With South Africa’s journey to modernised payments, comes discussion around improved financial inclusion and initiatives to drive it. However, Electrum’s recent research highlights that the concept isn’t always fully understood. This blog answers a few of the common questions around financial inclusion in South Africa’s payments landscape.
The National Treasury 2020 policy paper on financial inclusion provides the following definition:
Financial inclusion is the provision and use of affordable and appropriate financial services by those segments of society where financial services are needed but not provided, or they are inadequately delivered. It is an important tool in the economic development of a country, just as financial exclusion is a significant constraint to economic and societal development.
It is important to note that simply providing broader access to financial services does not mean financial inclusion is improved for consumers. These services need to be adopted and made use of in order for any significant strides to be made.
The Centre for Financial Inclusion, an independent global think tank, defines full financial inclusion as a ‘state in which everyone who can use them has access to a full suite of quality financial services, provided at affordable prices, in a convenient manner, with respect and dignity.’

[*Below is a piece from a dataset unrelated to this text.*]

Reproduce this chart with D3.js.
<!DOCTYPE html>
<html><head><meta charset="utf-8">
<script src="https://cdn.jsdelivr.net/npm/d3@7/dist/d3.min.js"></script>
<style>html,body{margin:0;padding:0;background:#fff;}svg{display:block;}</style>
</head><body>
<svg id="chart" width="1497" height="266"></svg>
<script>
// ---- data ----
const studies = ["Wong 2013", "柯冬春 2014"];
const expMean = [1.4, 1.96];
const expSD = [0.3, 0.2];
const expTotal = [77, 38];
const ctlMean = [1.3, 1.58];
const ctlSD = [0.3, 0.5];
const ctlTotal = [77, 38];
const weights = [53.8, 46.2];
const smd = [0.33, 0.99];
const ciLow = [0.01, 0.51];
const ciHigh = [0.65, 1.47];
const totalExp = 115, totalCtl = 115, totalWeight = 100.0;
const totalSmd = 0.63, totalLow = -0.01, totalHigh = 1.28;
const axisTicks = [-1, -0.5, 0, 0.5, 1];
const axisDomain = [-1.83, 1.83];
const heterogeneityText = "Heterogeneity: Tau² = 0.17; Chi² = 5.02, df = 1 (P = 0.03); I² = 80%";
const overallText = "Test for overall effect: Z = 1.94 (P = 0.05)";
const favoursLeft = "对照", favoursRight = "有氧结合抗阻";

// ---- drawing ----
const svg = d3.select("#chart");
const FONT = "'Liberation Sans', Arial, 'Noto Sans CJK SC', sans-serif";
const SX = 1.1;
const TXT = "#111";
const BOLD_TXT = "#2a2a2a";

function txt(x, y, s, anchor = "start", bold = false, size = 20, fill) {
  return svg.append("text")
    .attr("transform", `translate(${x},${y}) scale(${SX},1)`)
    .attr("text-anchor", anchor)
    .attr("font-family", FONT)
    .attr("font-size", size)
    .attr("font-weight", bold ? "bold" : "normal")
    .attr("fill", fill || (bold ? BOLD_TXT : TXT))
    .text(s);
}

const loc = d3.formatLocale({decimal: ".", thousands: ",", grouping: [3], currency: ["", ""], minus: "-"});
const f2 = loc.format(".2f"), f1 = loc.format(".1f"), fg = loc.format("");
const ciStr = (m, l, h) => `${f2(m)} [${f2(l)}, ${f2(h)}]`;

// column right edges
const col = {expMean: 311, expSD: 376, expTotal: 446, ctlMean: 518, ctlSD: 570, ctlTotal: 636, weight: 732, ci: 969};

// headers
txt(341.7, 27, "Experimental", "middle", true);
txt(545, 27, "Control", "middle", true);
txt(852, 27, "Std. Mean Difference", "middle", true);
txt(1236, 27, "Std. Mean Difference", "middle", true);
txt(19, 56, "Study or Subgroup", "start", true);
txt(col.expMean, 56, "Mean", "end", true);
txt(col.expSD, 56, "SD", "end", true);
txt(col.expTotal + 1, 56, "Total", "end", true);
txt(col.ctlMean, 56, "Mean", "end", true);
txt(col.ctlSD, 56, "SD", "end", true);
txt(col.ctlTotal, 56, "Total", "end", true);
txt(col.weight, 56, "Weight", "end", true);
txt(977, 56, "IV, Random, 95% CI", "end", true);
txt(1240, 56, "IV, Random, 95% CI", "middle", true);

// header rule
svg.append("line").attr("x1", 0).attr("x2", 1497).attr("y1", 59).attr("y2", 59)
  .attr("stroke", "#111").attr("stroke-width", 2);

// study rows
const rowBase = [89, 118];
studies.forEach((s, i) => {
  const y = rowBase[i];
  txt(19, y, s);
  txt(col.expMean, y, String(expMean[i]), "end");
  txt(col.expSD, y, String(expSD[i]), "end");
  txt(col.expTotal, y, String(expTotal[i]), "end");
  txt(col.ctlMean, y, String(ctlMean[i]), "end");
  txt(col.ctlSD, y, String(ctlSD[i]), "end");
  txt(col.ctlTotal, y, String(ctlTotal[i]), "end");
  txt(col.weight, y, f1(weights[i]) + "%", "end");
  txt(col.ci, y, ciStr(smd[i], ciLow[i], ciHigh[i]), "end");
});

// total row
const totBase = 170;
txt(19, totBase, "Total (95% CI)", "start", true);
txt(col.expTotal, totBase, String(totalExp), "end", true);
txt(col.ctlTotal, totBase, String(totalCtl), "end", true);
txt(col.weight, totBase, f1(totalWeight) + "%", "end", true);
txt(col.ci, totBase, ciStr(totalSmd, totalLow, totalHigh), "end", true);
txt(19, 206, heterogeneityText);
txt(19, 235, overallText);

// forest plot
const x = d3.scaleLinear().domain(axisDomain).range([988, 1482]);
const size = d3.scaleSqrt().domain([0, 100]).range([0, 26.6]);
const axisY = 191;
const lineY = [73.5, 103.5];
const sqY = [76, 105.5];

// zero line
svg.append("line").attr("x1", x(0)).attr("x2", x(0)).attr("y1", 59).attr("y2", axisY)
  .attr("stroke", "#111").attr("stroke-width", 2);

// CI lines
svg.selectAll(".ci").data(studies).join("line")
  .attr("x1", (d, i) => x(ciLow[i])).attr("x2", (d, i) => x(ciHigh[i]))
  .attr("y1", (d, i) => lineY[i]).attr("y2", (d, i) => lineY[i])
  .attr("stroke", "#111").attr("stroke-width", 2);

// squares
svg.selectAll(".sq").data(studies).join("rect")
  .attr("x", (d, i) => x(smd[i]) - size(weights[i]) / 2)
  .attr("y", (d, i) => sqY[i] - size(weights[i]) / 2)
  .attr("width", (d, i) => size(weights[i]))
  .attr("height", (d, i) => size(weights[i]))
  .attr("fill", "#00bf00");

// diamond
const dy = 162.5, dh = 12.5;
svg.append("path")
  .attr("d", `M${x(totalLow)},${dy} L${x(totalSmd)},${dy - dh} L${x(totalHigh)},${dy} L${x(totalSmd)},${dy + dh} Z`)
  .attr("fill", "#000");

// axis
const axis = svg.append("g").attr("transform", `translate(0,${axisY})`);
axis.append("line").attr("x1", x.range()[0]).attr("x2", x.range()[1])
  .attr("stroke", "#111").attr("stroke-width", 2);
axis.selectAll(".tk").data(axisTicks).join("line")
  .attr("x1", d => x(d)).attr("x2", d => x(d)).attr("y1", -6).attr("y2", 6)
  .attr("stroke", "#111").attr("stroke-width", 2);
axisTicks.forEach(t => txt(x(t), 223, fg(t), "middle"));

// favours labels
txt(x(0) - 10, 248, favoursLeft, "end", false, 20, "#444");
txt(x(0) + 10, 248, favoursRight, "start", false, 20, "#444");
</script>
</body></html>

Yes, financial inclusion is one of the goals of SARB’s Vision 2025. As stated in the Vision:
Financial inclusion entails access to electronic payments but also access to savings, credit and insurance services. It may also involve providing greater access to cash services (e.g. cash-in and cash-out remittance schemes) as a way to increase trust in formal financial products and provide a transition towards electronic payments for underserved communities. Achieving this requires widespread collaboration across the entire financial services industry and business community. While payment systems alone cannot guarantee greater financial inclusion, the absence of safe, efficient, interoperable and cost-effective electronic payment systems would be an impediment to the efforts aimed at improving access to formal financial products and services. Payment systems play a vital role as a foundation for deepening financial inclusion by providing access to, and the effective use of, formal financial products and services for all South Africans.
It is accepted by the regulators and industry roleplayers that payment systems alone will not guarantee financial inclusion. However, the Vision identifies that the absence of safe, efficient, interoperable, and cost-effective electronic payment systems would be a barrier to the efforts aimed at improving access to formal financial products and services.

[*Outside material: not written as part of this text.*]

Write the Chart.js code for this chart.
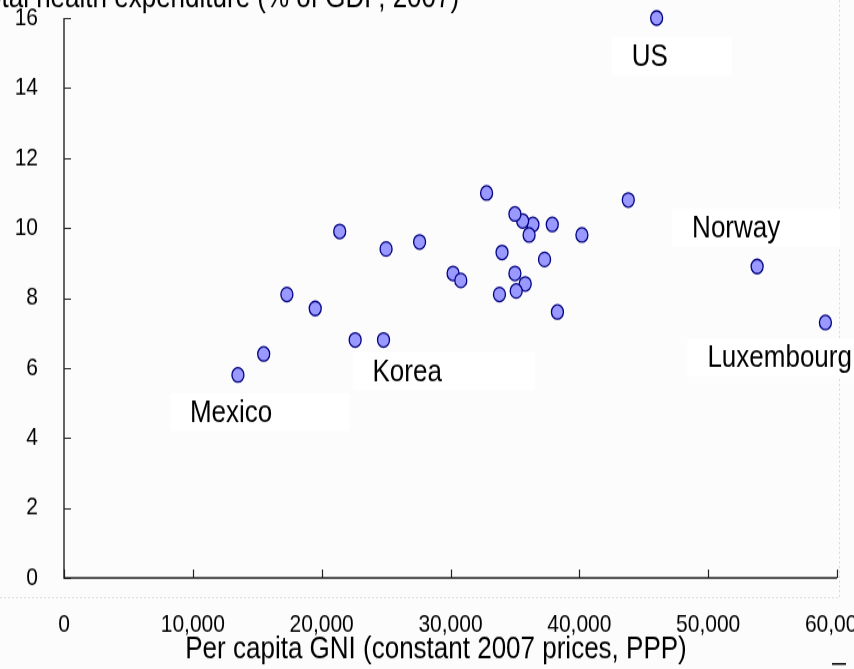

The National Payment System (NPS) is viewed as a gateway to extended payment services for the financially excluded - with services such as savings, insurance, and credit contributing to improved living standards for South Africans.
It is the affordable access to and use of quality financial services that help consumers and small business owners generate income, manage irregular cash flow, invest in opportunities, and work their way out of poverty. Higher levels of financial inclusion also play a vital role in helping communities prepare for and respond to crises such as the COVID-19 pandemic, inflation, natural disasters, or economic shocks.

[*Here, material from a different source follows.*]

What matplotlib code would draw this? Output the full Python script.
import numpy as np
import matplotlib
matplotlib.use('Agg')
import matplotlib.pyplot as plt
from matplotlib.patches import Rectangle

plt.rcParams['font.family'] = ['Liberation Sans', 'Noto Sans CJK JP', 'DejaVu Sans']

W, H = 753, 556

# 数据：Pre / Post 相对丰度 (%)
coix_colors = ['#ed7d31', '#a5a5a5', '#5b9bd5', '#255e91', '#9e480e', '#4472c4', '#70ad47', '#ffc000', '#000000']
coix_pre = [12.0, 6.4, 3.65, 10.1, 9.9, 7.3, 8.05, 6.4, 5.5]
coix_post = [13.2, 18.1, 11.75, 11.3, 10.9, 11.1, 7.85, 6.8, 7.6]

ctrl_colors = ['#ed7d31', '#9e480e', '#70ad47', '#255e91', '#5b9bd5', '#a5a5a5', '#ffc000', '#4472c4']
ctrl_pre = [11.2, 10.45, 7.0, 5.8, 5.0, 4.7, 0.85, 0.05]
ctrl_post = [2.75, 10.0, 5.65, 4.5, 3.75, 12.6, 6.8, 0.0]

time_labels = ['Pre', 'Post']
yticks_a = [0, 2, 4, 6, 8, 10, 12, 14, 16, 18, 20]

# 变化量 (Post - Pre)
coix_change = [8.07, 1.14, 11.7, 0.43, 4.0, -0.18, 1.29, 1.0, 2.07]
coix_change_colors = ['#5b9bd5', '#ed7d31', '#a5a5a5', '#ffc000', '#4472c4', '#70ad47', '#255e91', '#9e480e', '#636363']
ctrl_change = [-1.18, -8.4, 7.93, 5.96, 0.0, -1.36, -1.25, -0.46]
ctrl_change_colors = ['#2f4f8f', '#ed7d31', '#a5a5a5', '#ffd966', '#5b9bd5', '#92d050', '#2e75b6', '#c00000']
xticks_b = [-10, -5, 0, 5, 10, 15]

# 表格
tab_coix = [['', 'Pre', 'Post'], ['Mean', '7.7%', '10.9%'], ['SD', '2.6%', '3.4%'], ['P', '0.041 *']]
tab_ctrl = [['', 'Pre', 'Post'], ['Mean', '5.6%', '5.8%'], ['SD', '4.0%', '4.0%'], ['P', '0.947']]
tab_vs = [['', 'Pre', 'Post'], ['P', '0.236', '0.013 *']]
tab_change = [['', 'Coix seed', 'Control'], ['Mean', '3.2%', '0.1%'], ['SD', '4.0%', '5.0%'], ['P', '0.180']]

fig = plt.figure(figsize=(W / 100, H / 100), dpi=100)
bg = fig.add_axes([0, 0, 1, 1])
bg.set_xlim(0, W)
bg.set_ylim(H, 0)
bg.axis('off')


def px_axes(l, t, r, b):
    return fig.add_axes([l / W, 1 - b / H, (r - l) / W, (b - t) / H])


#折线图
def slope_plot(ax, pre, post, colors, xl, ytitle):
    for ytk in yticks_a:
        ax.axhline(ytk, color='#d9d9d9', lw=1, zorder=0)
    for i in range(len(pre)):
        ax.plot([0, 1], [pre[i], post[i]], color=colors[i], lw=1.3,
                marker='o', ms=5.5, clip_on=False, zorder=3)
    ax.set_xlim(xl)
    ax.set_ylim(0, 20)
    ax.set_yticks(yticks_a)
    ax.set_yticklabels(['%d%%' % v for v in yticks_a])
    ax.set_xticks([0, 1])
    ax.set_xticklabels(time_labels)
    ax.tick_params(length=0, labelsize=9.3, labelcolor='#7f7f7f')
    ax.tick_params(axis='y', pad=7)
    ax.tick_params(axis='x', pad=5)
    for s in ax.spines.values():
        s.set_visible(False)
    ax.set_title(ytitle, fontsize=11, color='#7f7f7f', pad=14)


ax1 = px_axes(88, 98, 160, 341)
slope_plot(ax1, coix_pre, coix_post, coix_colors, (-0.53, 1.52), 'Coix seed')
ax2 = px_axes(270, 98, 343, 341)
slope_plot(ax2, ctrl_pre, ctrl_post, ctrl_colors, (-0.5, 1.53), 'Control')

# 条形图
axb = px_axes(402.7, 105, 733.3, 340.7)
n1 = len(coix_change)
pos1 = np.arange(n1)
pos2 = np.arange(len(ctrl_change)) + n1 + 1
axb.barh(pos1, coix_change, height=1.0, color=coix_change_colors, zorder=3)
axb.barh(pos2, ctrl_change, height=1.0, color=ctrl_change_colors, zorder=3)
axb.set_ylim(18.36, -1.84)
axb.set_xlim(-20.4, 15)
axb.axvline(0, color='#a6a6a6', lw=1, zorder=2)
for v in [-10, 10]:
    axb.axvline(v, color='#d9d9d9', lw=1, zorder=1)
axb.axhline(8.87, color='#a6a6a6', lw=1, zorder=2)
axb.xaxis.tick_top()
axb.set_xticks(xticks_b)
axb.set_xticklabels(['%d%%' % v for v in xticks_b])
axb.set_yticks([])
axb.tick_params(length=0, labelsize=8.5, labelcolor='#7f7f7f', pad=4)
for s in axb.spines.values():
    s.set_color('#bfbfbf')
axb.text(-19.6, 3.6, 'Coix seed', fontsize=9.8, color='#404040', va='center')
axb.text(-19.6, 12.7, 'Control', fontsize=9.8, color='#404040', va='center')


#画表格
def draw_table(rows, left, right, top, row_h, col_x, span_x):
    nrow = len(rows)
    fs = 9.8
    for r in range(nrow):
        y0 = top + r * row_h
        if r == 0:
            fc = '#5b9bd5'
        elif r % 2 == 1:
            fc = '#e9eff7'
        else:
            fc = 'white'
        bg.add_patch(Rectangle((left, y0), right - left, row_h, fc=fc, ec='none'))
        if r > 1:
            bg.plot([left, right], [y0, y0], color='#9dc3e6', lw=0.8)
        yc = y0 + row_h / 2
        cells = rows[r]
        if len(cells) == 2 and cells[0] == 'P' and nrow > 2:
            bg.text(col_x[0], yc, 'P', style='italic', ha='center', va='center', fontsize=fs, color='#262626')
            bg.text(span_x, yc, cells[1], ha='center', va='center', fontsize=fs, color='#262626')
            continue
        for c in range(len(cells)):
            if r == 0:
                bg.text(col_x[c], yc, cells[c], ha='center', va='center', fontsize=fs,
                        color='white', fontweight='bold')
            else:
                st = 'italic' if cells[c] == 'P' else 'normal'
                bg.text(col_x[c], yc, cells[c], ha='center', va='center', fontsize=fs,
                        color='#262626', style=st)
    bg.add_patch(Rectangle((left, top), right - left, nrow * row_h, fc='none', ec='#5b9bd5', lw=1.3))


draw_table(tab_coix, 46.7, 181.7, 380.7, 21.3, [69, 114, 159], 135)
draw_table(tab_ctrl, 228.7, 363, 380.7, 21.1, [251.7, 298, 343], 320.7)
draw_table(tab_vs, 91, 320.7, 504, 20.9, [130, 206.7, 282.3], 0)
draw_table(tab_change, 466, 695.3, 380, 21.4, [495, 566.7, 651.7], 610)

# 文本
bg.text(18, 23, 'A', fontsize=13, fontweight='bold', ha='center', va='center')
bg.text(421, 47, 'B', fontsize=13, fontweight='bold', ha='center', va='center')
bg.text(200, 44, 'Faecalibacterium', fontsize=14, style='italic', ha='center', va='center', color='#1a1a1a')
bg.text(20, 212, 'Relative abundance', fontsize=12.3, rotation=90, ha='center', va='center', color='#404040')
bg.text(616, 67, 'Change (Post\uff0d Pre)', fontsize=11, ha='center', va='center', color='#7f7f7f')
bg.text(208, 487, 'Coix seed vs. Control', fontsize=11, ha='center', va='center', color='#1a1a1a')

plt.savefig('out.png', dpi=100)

Not in itself. The goal is that by using technology as an enabler, everyone in the country is able to participate in economic development. This may be - and usually is - achieved through possession of a bank account, but other modernised financial services will also play a role.
Research by Deloitte states that ‘in South Africa, financial inclusion for consumers has shifted from an access issue to a digital adoption and usage issue. For example, there are more than 80 million bank cards in circulation, assisted by the approximately 17 million South African Social Security Agency (SASSA) cards, and a mobile penetration rate of 157%. Yet there is a decline in the use of these accounts and an increased utilisation of cash in the informal market. For informal merchants, the challenge remains acceptance of electronic payments, which in turn is restricting growth on the consumer side.’
In South Africa, the pathway to full financial inclusion often begins with the acquisition of a basic bank account - this is generally followed by credit, insurance, and then longer-term savings. The pathways are dependent on the varying economic conditions of the individuals and often look different for those employed or self employed versus unemployed.
It is important that financial inclusion be supported by relevant and continuous consumer financial education and consumer protection at all levels of the financial inclusion pyramid.
Three dimensions are used to assess and monitor financial inclusion:
Access refers to the capacity that financial institutions have in place or are using to provide financial services and products to satisfy the needs of the market, which translates to the ease with which consumers can obtain financial services. It includes both the physical and electronic reach of service provisioning and the affordability of financial services.
Usage refers to the uptake of appropriate products and services, as well as how they are used after acquisition.
Quality refers to the way in which financial service provisioning takes place. It includes consumer financial literacy and capability and market conduct issues.